Roy WardaleA “newspaperman through and through” who edited a regional daily for 15 years has died aged 89.

Tributes have been paid to Roy Wardale, left, who served as editor of the Southern Evening Echo from 1972 until his retirement in 1987.

Roy oversaw the Southampton-based daily’s transition from hot metal to computer setting and also presided over the newspaper when its circulation topped 110,000.

In 1980, he was also made editor-in-chief and became editorial director on the main board of Southern Newspapers, where his mission was to protect his editorial staff – including 100 on the Echo – from any proposed cuts.

Born in Portsmouth and educated in Salisbury, Roy began his career on the Salisbury Journal before moving to Southampton in 1952.

He served in roles including chief leader writer, features editor, diary editor and assistant editor before moving into the editor’s office.

Annie Bullen, Roy’s partner for the last 33 years and a former Echo journalist, described him as a “newspaper man through and through”.

She said: “The daily conference in the editor’s office directed the coverage given not only to the main city edition, but also the regional editions which covered areas as far afield as the Isle of Wight, Fareham, Gosport, Andover and Basingstoke.

“Roy, shirt-sleeves rolled up, pipe in mouth, would direct conference with good humour but never losing sight of news priority, deadlines, follow-ups and the feature implications of major stories.”

Annie added: “Roy entertained many friends with tales of his night-time trips to Southampton Docks to interview the many glamorous (and often deeply neurotic) film stars who had made the transatlantic crossing on the great liners.
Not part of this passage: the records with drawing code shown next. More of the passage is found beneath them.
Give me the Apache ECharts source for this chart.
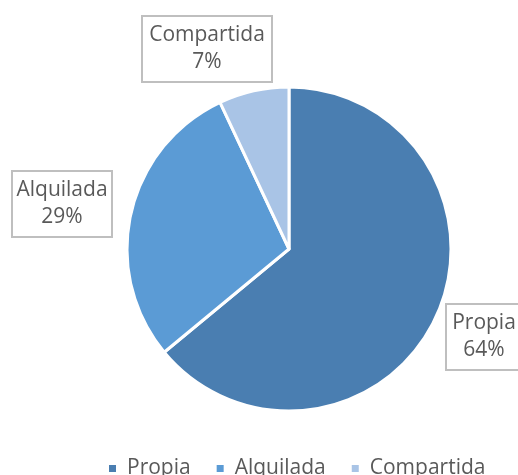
<!DOCTYPE html>
<html><head><meta charset="utf-8">
<script src="https://cdn.jsdelivr.net/npm/echarts@6/dist/echarts.min.js"></script>
<style>html,body{margin:0;padding:0;background:#fff}#c{width:518px;height:475px}</style>
</head><body><div id="c"></div>
<script>
const categories = ['Propia', 'Alquilada', 'Compartida'];
const values = [64, 29, 7];
const colors = ['#4a7eb1', '#5b9bd5', '#a9c4e6'];
const labelPos = [[484, 337], [62, 204], [207, 49]];
const labelWidths = [62, 86, 116];

const chart = echarts.init(document.getElementById('c'), null, {renderer: 'canvas'});
const font = 'Open Sans, Noto Sans, sans-serif';
chart.setOption({
  animation: false,
  legend: {
    top: 453, left: 102,
    data: categories,
    icon: 'rect', itemWidth: 9, itemHeight: 9, itemGap: 24,
    textStyle: {fontSize: 21, color: '#595959', fontFamily: font, padding: [0, 0, 0, 5]}
  },
  series: [{
    type: 'pie',
    center: [289, 249],
    radius: [0, 162],
    startAngle: 90,
    clockwise: true,
    itemStyle: {borderColor: '#fff', borderWidth: 3},
    label: {
      show: true,
      position: 'outside',
      overflow: 'none',
      align: 'center',
      formatter: '{b}\n{d}%',
      fontSize: 21, color: '#595959', fontFamily: font,
      lineHeight: 27,
      borderColor: '#bfbfbf', borderWidth: 2,
      padding: [6, 6, 4, 6],
      backgroundColor: '#fff'
    },
    labelLine: {show: false},
    labelLayout: function (p) {
      const pos = labelPos[p.dataIndex];
      return {x: pos[0], y: pos[1], align: 'center', verticalAlign: 'middle'};
    },
    emphasis: {disabled: true},
    data: categories.map((c, i) => ({
      name: c, value: values[i],
      itemStyle: {color: colors[i]},
      label: {width: labelWidths[i]}
    }))
  }]
});
</script></body></html>
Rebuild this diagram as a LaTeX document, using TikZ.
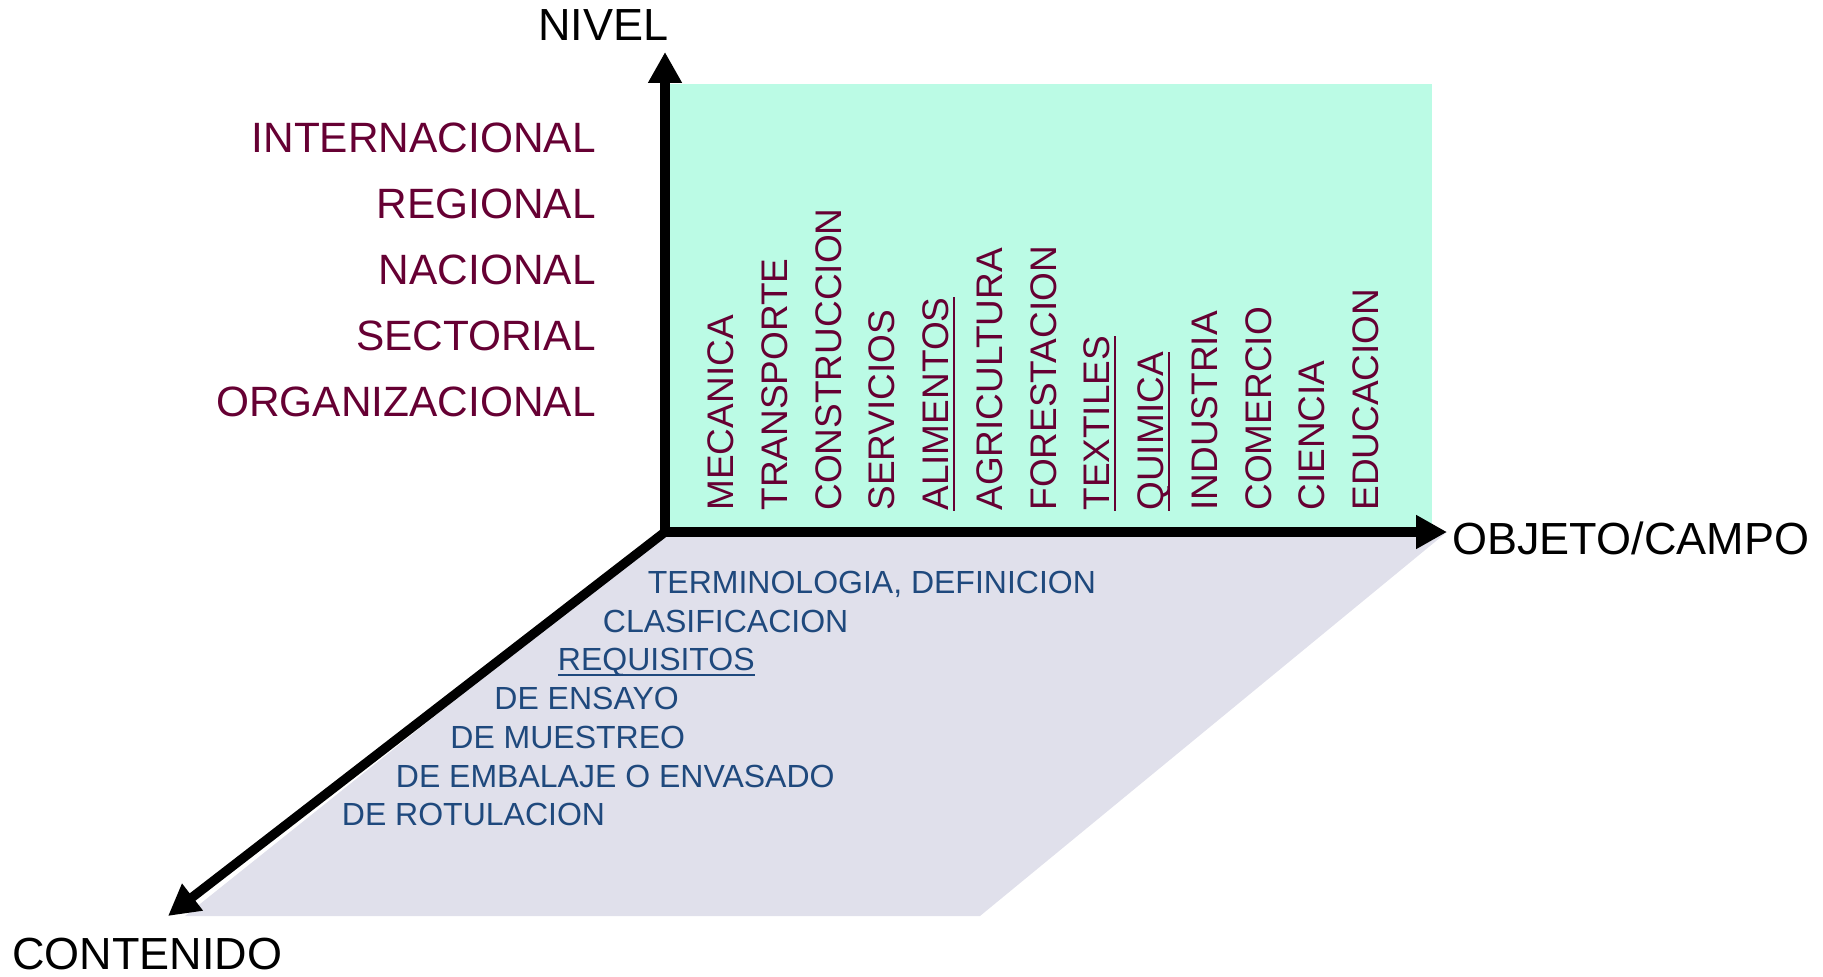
\documentclass[tikz,border=0pt]{standalone}
\usepackage{fontspec}
\setmainfont{Liberation Sans}
\usetikzlibrary{arrows.meta}

\definecolor{nivcolor}{RGB}{102,0,51}
\definecolor{contcolor}{RGB}{31,73,125}
\definecolor{campofill}{RGB}{187,251,229}
\definecolor{contfill}{RGB}{224,224,235}

\newcommand{\ulw}[1]{\setbox0=\hbox{#1}\rlap{\rule[-3.2pt]{\wd0}{1pt}}\box0}

\begin{document}
\begin{tikzpicture}[x=0.5pt,y=0.5pt,yscale=-1,xscale=1,
  axis/.style={line width=4.65pt,-{Triangle[length=15.5pt,width=16pt]}},
  axislbl/.style={anchor=base west,inner sep=0pt,font=\fontsize{22.5}{27}\selectfont},
  nivlbl/.style={anchor=base east,inner sep=0pt,text=nivcolor,font=\fontsize{21.2}{25}\selectfont},
  campolbl/.style={anchor=base west,inner sep=0pt,rotate=90,text=nivcolor,font=\fontsize{18.5}{22}\selectfont},
  contlbl/.style={anchor=base west,inner sep=0pt,text=contcolor,font=\fontsize{16}{19}\selectfont}]
\useasboundingbox (0,0) rectangle (1823,977);

%Shape: Rectangle (plano nivel/campo)
\fill [campofill] (665,84) rectangle (1432,532);
%Shape: Polygon (plano contenido)
\fill [contfill] (665,532) -- (1447,532) -- (980,916) -- (185,916) -- cycle;

\coordinate (O) at (665,532);
\coordinate (niveltip) at (665,52);
\coordinate (campotip) at (1447,532);
\coordinate (conttip) at (168,916);

% Text Node
\node (nivel) [axislbl] at (538,41) {NIVEL};
% Text Node
\node (campo) [axislbl] at (1452,554) {OBJETO/CAMPO};
% Text Node
\node (contenido) [axislbl] at (12,969) {CONTENIDO};

% Niveles
\node (int) [nivlbl] at (596,152.3) {INTERNACIONAL};
\node (reg) [nivlbl] at (596,218.3) {REGIONAL};
\node (nac) [nivlbl] at (596,285) {NACIONAL};
\node (sec) [nivlbl] at (596,350.7) {SECTORIAL};
\node (org) [nivlbl] at (596,416.7) {ORGANIZACIONAL};

% Campos
\node (mec) [campolbl] at (733.5,511) {MECANICA};
\node (tra) [campolbl] at (787.25,511) {TRANSPORTE};
\node (con) [campolbl] at (841,511) {CONSTRUCCION};
\node (ser) [campolbl] at (894.75,511) {SERVICIOS};
\node (ali) [campolbl] at (948.5,511) {\ulw{ALIMENTOS}};
\node (agr) [campolbl] at (1002.25,511) {AGRICULTURA};
\node (for) [campolbl] at (1056,511) {FORESTACION};
\node (tex) [campolbl] at (1109.75,511) {\ulw{TEXTILES}};
\node (qui) [campolbl] at (1163.5,511) {\ulw{QUIMICA}};
\node (ind) [campolbl] at (1217.25,511) {INDUSTRIA};
\node (com) [campolbl] at (1271,511) {COMERCIO};
\node (cie) [campolbl] at (1324.75,511) {CIENCIA};
\node (edu) [campolbl] at (1378.5,511) {EDUCACION};

% Contenidos
\node (ter) [contlbl] at (647.5,593.4) {TERMINOLOGIA, DEFINICION};
\node (cla) [contlbl] at (602.5,632) {CLASIFICACION};
\node (req) [contlbl] at (557.5,670) {\ulw{REQUISITOS}};
\node (ens) [contlbl] at (494,709) {DE ENSAYO};
\node (mue) [contlbl] at (450,748) {DE MUESTREO};
\node (emb) [contlbl] at (395.5,787) {DE EMBALAJE O ENVASADO};
\node (rot) [contlbl] at (341.5,825.5) {DE ROTULACION};

%Straight Lines (ejes)
\draw [axis,line cap=rect] (O) -- (niveltip);
\draw [axis,line cap=rect] (O) -- (campotip);
\draw [axis] (O) -- (conttip);

\end{tikzpicture}
\end{document}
Ava Gardner, Elizabeth Taylor, John Wayne, Clark Gable, Gary Cooper and Audrey Hepburn all provided entertaining copy and pictures.”

Roy served for five years on the advisory council of the Independent Television Authority and was a member of the Western regional board of British Telecom, before it was privatised.

He was a member of the Council of the Guild of British Newspaper Editors, a member of the Parliamentary and Legal committee and twice chairman of the Wessex Region of the Guild.

After retirement from the Echo in 1987, he joined the staff of the Press Council during its transition to becoming Press Complaints Commission, working with local, regional and national editors of papers throughout the country.

Later he lectured in journalism and wrote a large part of a distant learning package for the National Council for the Training of Journalists.

After a brief marriage in the early 1980s, Roy met Annie and became honorary step-father and friend to Sophie, Lucy and Toby and, later, a much-loved “matey” to six step-grandchildren, Joshua, Marley, Ben, Rafe, Jacob and Freyja.

Away from journalism, Roy enjoyed riding his horse George around the north Hampshire countryside, eating and talking with friends, helping restore and develop a large garden which he and Annie opened for charity, walking, reading and enjoying holidays by the sea.

Roy passed away on 13 July.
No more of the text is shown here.